Whistle Stop: A Novel by Maritta Wolff
My rating: 5/5 cats
okay, it’s time to champion another forgotten author.
it is appalling that i have never written a review for a maritta wolff book before now. thank goodness for paper-writing procrastination, or i wouldn’t even be writing it now!
maritta wolff was the ballsiest writer of her time. and so forgotten that some of her books aren’t even listed here on goodreads.
it is a massive oversight.
this book is one of three re-issued by scribner’s in the early 2000’s, and that is the only way i ever would have heard of her. after i burned through those three, i managed to track down all but one of her other books that had not been reissued. but i am almost afraid to read them because of that thing i have where i will feel cast adrift once i run out of them. (fortunately, the one i don’t have, i have only ever seen for like 300 bux, so until i feel comfortable spending 300 bux on a single book, it will remain my tamerlane)
this one is just perfect, for me and my particular literary themes and needs. it focuses on a poor family in small town michigan with their long-nursed familial resentments, possibly incestuous relationships, their desires too big for their circumstances, and the force of their personalities. it is at once vast and claustrophobic.

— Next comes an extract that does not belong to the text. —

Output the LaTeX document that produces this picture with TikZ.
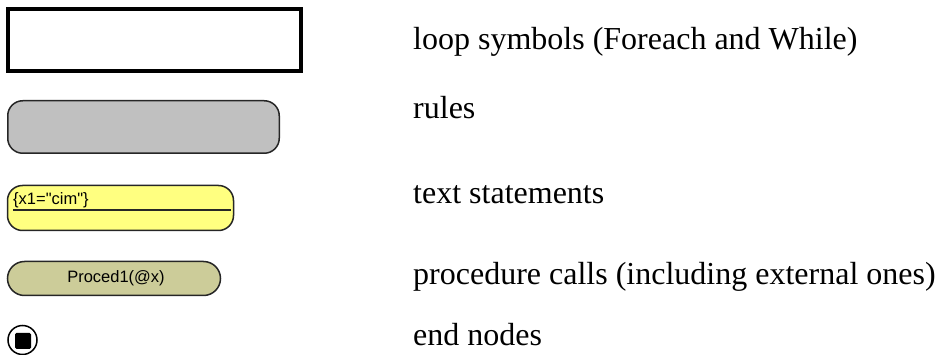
\documentclass[tikz,border=0pt]{standalone}
\usepackage{fontspec}
\setmainfont{Liberation Serif}
\newfontfamily\boxfont{Liberation Sans}
\begin{document}
\begin{tikzpicture}[x=1pt,y=-1pt,
  legendtext/.style={anchor=base west, inner sep=0pt, font=\fontsize{32}{38}\selectfont},
  boxtext/.style={inner sep=0pt, font=\boxfont\fontsize{16.5}{19}\selectfont},
  loopbox/.style={draw=black, line width=4pt, fill=white, minimum width=293pt, minimum height=62pt, inner sep=0pt},
  rulebox/.style={draw=black!85, line width=1.5pt, fill=rulegray, rounded corners=15pt, minimum width=271.5pt, minimum height=52.5pt, inner sep=0pt},
  textbox/.style={draw=black!85, line width=1.5pt, fill=textyellow, rounded corners=15pt, minimum width=226pt, minimum height=45pt, inner sep=0pt},
  procbox/.style={draw=black!85, line width=1.5pt, fill=prockhaki, rounded corners=17pt, minimum width=213pt, minimum height=34pt, inner sep=0pt},
  endring/.style={circle, draw=black, line width=1.5pt, fill=white, minimum size=29pt, inner sep=0pt},
  endsquare/.style={fill=black, rounded corners=1.5pt, minimum size=16pt, inner sep=0pt}
]
\definecolor{rulegray}{HTML}{C0C0C0}
\definecolor{textyellow}{HTML}{FFFF80}
\definecolor{prockhaki}{HTML}{CCCC99}
\useasboundingbox (0,0) rectangle (940,355);

% symbols
\node[loopbox] (loop) at (154.5,40) {};
\node[rulebox] (rule) at (143.5,127) {};
\node[textbox] (stmt) at (120.5,208) {};
\draw[line width=1.5pt, black!85] (13,210) coordinate (ulstart) -- (231,210) coordinate (ulend);
\node[boxtext, anchor=base west] (stmttext) at (13,205) {\{x1="cim"\}};
\node[procbox] (proc) at (114,278.5) {};
\node[boxtext, anchor=base] (proctext) at (116,282.5) {Proced1(@x)};
\node[endring] (endc) at (22.5,340) {};
\node[endsquare] (ends) at (23,341) {};

% descriptions
\node[legendtext] (l1) at (413,50) {loop symbols (Foreach and While)};
\node[legendtext] (l2) at (413,119) {rules};
\node[legendtext] (l3) at (413,204) {text statements};
\node[legendtext] (l4) at (413,285) {procedure calls (including external ones)};
\node[legendtext] (l5) at (413,346) {end nodes};
\end{tikzpicture}
\end{document}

her descriptions are amazing. amazing. i haven’t read anyone who made me feel this woeful and downtrodden since steinbeck. but she is this 22-year-old kid writing this in the early 40’s—a woman—writing with such furious envelope-pushing strength about things that most women of her time wouldn’t have ever touched. it’s as though she wasn’t even aware that there was an envelope. like angel clare. (wow. what a bookdorky joke i just made. i don’t know if i am proud or ashamed)
i often compare her to dawn powell, but it is strictly an affective comparison. powell writes about artists struggling in the greatest city in the world, tough-talking and back-stabbing to get ahead. wolff’s characters would be those characters, too, if they could just get to that city. instead, they are trapped in their anonymous towns, infighting and struggling and occasionally gaining ground.
but both she and powell are the most under-read american women of the early twentieth century.
now go and change that. this one and night shift are both readily available and excellent. sudden rain is less good, but anything that sits in a fridge for thirty years is bound to be a little off. yup. that’s where they found it. possibly because her first husband died in a fire, and it was her way of protecting it, but she sat on it for THIRTY YEARS!!! and it’s okay. not great. a little more soap-opera-y than i like. go with the other two. i will let you know when i read my old fragile editions of her earlier stuff that is so old they don’t even have isbns!
and if anyone wants to buy me a copy of the sighing of the heart, i will accept it. i promise.